Restate word for word the lines that begin the listing and end with the line holding "const rightTicks = [0, 10, 20, 30, 40];".
□ □ □ □ □ □ □
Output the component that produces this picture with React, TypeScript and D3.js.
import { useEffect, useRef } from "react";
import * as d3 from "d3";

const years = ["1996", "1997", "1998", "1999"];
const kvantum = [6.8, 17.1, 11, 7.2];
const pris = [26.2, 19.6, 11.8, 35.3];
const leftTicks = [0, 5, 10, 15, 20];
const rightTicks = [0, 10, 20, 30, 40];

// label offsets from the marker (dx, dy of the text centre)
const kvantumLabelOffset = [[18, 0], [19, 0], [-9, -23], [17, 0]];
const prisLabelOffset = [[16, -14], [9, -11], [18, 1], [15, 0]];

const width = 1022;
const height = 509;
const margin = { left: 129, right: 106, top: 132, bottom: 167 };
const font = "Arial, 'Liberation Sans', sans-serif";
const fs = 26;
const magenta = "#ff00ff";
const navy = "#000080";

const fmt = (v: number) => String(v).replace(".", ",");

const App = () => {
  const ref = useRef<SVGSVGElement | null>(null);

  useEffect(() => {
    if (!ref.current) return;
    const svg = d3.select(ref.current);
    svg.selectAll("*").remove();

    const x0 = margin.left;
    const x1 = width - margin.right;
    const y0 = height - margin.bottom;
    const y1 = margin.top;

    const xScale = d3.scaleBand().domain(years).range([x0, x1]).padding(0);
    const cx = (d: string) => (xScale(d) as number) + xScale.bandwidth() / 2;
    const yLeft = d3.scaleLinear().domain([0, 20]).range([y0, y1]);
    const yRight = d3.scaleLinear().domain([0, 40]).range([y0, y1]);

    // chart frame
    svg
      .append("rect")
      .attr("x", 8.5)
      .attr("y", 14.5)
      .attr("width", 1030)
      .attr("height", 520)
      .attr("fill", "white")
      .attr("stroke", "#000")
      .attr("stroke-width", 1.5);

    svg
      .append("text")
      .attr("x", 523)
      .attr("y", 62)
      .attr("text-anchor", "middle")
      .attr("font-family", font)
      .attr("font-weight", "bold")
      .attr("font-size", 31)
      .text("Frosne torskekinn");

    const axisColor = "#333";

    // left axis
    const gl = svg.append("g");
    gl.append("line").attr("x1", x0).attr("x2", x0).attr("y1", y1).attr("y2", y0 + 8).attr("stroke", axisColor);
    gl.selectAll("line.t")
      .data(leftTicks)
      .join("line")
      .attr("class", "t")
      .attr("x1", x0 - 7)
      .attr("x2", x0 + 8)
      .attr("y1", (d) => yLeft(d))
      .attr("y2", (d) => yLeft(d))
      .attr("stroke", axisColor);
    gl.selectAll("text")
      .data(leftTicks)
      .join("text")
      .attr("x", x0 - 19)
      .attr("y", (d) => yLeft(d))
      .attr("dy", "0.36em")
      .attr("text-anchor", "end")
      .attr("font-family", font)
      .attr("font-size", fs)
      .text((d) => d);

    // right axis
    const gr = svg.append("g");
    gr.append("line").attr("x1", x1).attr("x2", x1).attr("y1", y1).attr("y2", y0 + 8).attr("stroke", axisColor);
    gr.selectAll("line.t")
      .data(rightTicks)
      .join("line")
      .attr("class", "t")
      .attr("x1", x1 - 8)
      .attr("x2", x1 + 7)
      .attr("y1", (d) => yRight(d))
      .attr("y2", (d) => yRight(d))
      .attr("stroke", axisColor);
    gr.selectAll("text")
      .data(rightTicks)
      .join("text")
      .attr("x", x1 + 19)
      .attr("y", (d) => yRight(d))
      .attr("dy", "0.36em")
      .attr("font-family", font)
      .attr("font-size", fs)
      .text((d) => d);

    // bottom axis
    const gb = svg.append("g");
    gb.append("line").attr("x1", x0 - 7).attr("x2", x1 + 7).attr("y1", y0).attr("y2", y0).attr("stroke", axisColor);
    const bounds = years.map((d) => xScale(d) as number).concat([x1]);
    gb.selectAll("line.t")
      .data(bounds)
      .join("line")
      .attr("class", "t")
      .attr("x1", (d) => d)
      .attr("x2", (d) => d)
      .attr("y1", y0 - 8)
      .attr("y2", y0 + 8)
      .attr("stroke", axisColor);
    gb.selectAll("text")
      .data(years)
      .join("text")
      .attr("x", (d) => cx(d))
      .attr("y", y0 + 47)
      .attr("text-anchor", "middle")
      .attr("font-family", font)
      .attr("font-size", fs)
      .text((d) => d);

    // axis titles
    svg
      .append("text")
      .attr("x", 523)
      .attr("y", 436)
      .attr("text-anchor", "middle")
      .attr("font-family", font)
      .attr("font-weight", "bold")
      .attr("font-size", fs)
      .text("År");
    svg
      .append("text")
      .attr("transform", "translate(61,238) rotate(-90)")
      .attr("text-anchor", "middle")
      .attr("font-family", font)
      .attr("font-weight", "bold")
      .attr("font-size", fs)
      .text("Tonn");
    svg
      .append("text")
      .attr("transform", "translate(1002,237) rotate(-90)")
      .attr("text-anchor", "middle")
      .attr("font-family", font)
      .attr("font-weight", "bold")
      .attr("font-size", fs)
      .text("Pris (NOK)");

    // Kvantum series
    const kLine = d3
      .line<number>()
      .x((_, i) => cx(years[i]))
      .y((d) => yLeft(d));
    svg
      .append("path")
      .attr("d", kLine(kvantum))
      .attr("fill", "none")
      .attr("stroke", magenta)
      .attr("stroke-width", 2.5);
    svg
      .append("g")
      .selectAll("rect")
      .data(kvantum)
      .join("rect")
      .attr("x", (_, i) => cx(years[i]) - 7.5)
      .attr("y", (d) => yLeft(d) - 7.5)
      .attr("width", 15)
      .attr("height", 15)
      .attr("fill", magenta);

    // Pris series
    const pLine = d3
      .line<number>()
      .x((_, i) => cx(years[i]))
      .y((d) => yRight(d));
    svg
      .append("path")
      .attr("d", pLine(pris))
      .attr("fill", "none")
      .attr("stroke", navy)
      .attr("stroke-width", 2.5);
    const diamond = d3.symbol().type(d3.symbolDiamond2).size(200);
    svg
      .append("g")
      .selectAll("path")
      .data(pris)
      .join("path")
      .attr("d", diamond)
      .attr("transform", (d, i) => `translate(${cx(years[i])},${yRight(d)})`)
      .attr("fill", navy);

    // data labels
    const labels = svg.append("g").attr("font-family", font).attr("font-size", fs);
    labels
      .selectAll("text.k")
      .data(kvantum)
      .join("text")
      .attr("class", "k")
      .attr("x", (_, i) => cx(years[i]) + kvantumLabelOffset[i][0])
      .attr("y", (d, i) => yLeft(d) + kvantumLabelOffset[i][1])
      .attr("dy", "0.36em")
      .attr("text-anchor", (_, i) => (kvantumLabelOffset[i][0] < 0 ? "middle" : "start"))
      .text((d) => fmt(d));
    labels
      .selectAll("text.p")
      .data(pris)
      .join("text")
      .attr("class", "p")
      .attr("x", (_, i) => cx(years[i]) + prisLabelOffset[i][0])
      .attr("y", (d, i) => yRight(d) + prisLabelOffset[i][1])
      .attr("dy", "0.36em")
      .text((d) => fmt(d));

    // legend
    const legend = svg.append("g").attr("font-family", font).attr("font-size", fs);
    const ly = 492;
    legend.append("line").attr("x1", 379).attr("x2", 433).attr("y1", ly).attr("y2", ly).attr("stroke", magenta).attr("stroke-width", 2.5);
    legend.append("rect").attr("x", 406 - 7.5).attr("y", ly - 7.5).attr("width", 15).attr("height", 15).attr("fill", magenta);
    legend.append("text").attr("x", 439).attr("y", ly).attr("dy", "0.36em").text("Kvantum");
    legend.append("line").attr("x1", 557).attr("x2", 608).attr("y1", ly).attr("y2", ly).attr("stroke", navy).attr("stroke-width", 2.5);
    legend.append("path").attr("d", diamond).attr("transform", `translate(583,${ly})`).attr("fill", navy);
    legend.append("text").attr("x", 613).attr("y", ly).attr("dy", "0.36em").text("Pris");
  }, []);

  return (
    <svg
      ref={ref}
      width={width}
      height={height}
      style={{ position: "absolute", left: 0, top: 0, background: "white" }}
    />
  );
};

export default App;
□ □ □ □ □ □ □
RESPONSE:
Output the component that produces this picture with React, TypeScript and D3.js.
import { useEffect, useRef } from "react";
import * as d3 from "d3";

const years = ["1996", "1997", "1998", "1999"];
const kvantum = [6.8, 17.1, 11, 7.2];
const pris = [26.2, 19.6, 11.8, 35.3];
const leftTicks = [0, 5, 10, 15, 20];
const rightTicks = [0, 10, 20, 30, 40];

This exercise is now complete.